In the above box, the notation of “+3” is used to denote that the instruction accesses 4 source registers based on that operand; sources are consecutive, start in a multiple of 4 boundary, and contain the encoded register operand.

This instruction supports memory fault suppression. The entire memory operand is loaded if any of the 16 lowest significant mask bits is set to 1 or if a “no masking” encoding is used.

The tuple type Tuple1_4X implies that four 32-bit elements (16 bytes) are referenced by the memory operation portion of this instruction.

Rounding is performed at every FMA (fused multiply and add) boundary. Exceptions are also taken sequentially.

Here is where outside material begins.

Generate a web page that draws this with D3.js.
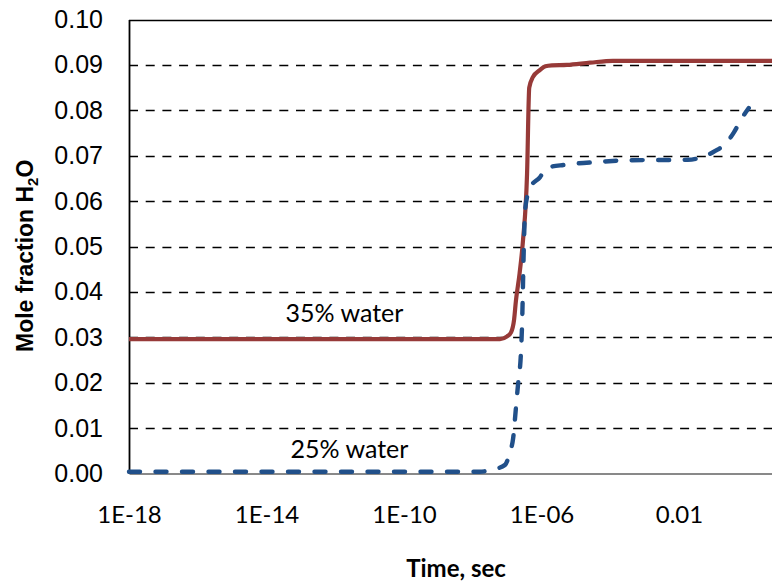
<!DOCTYPE html>
<html>
<head>
<meta charset="utf-8">
<script src="https://cdn.jsdelivr.net/npm/d3@7"></script>
<style>
  body { margin: 0; background: #fff; }
  svg { display: block; }
</style>
</head>
<body>
<div id="chart"></div>
<script>
var width = 772, height = 584;

// tick positions and labels on the log time axis
var xTicks = [1e-18, 1e-14, 1e-10, 1e-6, 1e-2];
var xTickLabels = ['1E-18', '1E-14', '1E-10', '1E-06', '0.01'];
var yTicks = [0, 0.01, 0.02, 0.03, 0.04, 0.05, 0.06, 0.07, 0.08, 0.09, 0.10];

// 35% water run
var timeRed = [1e-18, 6.2e-8, 1.0e-7, 1.3e-7, 1.6e-7, 1.8e-7, 2.3e-7, 2.9e-7, 3.8e-7, 4.4e-7,
  5.6e-7, 9.1e-7, 1.3e-6, 2.0e-6, 5.5e-6, 2.6e-5, 1.2e-4, 1e2];
var fracRed = [0.0296, 0.0296, 0.0302, 0.0311, 0.034, 0.038, 0.044, 0.0514, 0.066, 0.085,
  0.0873, 0.0889, 0.0897, 0.0899, 0.0900, 0.0905, 0.0909, 0.0909];

// 25% water run
var timeBlue = [1e-18, 1.6e-8, 3.5e-8, 8.7e-8, 1.2e-7, 1.5e-7, 1.8e-7, 2.1e-7, 2.5e-7, 2.7e-7,
  3.1e-7, 3.3e-7, 3.8e-7, 4.7e-7, 9.1e-7, 1.4e-6, 4.8e-6, 4.1e-5, 3.7e-4, 0.018, 0.047,
  0.11, 0.25, 0.40, 0.68, 1.07];
var fracBlue = [0.0004, 0.0004, 0.0008, 0.0019, 0.0047, 0.0078, 0.0144, 0.020, 0.026, 0.032,
  0.0514, 0.0574, 0.0609, 0.063, 0.0653, 0.0673, 0.068, 0.0686, 0.069, 0.0691, 0.0697,
  0.071, 0.073, 0.0752, 0.0783, 0.0805];

var svg = d3.select('#chart').append('svg')
  .attr('width', width)
  .attr('height', height);

var x = d3.scaleLog()
  .domain([1e-18, 1e2])
  .range([129, 816.5]);

var y = d3.scaleLinear()
  .domain([0, 0.1])
  .range([473.5, 19.5]);

// horizontal gridlines
svg.append('g')
  .selectAll('line')
  .data(yTicks.filter(function(d) { return d > 0; }))
  .enter().append('line')
  .attr('x1', x(1e-18))
  .attr('x2', width)
  .attr('y1', function(d) { return Math.round(y(d)) + 0.5; })
  .attr('y2', function(d) { return Math.round(y(d)) + 0.5; })
  .style('stroke', '#000')
  .style('stroke-width', 1.6)
  .style('stroke-dasharray', function(d) { return d >= 0.1 ? null : '9,7.7'; });

// y axis
var yAxis = d3.axisLeft(y)
  .tickValues(yTicks)
  .tickFormat(d3.format('.2f'))
  .tickSize(0)
  .tickPadding(26);

svg.append('g')
  .attr('transform', 'translate(' + x(1e-18) + ',0)')
  .call(yAxis)
  .call(function(g) {
    g.select('.domain').style('stroke', '#000').style('stroke-width', 1.8);
    g.selectAll('text')
      .style('font-family', '"Liberation Sans", Arial, sans-serif')
      .style('font-size', '25px')
      .style('fill', '#000');
  });

// x axis
var xAxis = d3.axisBottom(x)
  .tickValues(xTicks)
  .tickFormat(function(d, i) { return xTickLabels[i]; })
  .tickSize(0)
  .tickPadding(32);

svg.append('g')
  .attr('transform', 'translate(0,' + y(0) + ')')
  .call(xAxis)
  .call(function(g) {
    g.select('.domain').style('stroke', '#898989').style('stroke-width', 1.8);
    g.selectAll('text')
      .style('font-family', 'Lato, "Open Sans", sans-serif')
      .style('font-size', '24px')
      .style('fill', '#000');
  });

var line = d3.line()
  .x(function(d) { return x(d[0]); })
  .y(function(d) { return y(d[1]); })
  .curve(d3.curveMonotoneX);

svg.append('path')
  .datum(d3.zip(timeRed, fracRed))
  .attr('d', line)
  .style('fill', 'none')
  .style('stroke', '#973a38')
  .style('stroke-width', 4.2)
  .style('stroke-linejoin', 'round');

svg.append('path')
  .datum(d3.zip(timeBlue, fracBlue))
  .attr('d', line)
  .style('fill', 'none')
  .style('stroke', '#21508a')
  .style('stroke-width', 4.4)
  .style('stroke-linecap', 'round')
  .style('stroke-dasharray', '11,15.5');

// series labels
svg.append('text')
  .attr('x', 344.5)
  .attr('y', 322)
  .attr('text-anchor', 'middle')
  .style('font-family', 'Lato, sans-serif')
  .style('font-size', '25px')
  .text('35% water');

svg.append('text')
  .attr('x', 349.5)
  .attr('y', 458)
  .attr('text-anchor', 'middle')
  .style('font-family', 'Lato, sans-serif')
  .style('font-size', '25px')
  .text('25% water');

// axis titles
svg.append('text')
  .attr('x', 456)
  .attr('y', 577)
  .attr('text-anchor', 'middle')
  .style('font-family', 'Lato, sans-serif')
  .style('font-weight', 'bold')
  .style('font-size', '24px')
  .text('Time, sec');

var ylab = svg.append('text')
  .attr('transform', 'translate(33,352) rotate(-90)')
  .attr('text-anchor', 'start')
  .style('font-family', '"Liberation Sans", Arial, sans-serif')
  .style('font-weight', 'bold')
  .style('font-size', '23px');
ylab.append('tspan').text('Mole fraction H');
ylab.append('tspan').attr('dy', 5).style('font-size', '15px').text('2');
ylab.append('tspan').attr('dy', -5).text('O');
</script>
</body>
</html>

Pre- and post-computational exceptions of the first FMA take priority over the pre- and post-computational exceptions of the second FMA, etc.

Operation ¶

src_reg_id is the 5 bit index of the vector register specified in the instruction as the src1 register.
define NFMA_PS(kl, vl, dest, k1, msrc, regs_loaded, src_base, posneg):
    tmpdest := dest
    // reg[] is an array representing the SIMD register file.
    FOR j := 0 to regs_loaded-1:
        FOR i := 0 to kl-1:
            IF k1[i] or *no writemask*:
                IF posneg = 0:
                    tmpdest.single[i] := RoundFPControl_MXCSR(tmpdest.single[i] - reg[src_base + j ].single[i] * msrc.single[j])
                ELSE:
                    tmpdest.single[i] := RoundFPControl_MXCSR(tmpdest.single[i] + reg[src_base + j ].single[i] * msrc.single[j])
            ELSE IF *zeroing*:
                tmpdest.single[i] := 0
    dest := tmpdst
    dest[MAX_VL-1:VL] := 0
V4FMADDPS and V4FNMADDPS dest{k1}, src1, msrc (AVX512)
KL, VL = (16,512)
regs_loaded := 4
src_base := src_reg_id & ~3 // for src1 operand
posneg := 0 if negative form, 1 otherwise
NFMA_PS(kl, vl, dest, k1, msrc, regs_loaded, src_base, posneg)

Intel C/C++ Compiler Intrinsic Equivalent ¶

V4FMADDPS __m512 _mm512_4fmadd_ps( __m512, __m512x4, __m128 *);

V4FMADDPS __m512 _mm512_mask_4fmadd_ps(__m512, __mmask16, __m512x4, __m128 *);

V4FMADDPS __m512 _mm512_maskz_4fmadd_ps(__mmask16, __m512, __m512x4, __m128 *);

V4FNMADDPS __m512 _mm512_4fnmadd_ps(__m512, __m512x4, __m128 *);

V4FNMADDPS __m512 _mm512_mask_4fnmadd_ps(__m512, __mmask16, __m512x4, __m128 *);

V4FNMADDPS __m512 _mm512_maskz_4fnmadd_ps(__mmask16, __m512, __m512x4, __m128 *);

SIMD Floating-Point Exceptions ¶

Overflow, Underflow, Invalid, Precision, Denormal.

Other Exceptions ¶

See Type E2; additionally:

#UD	If the EVEX broadcast bit is set to 1.
#UD	If the MODRM.mod = 0b11.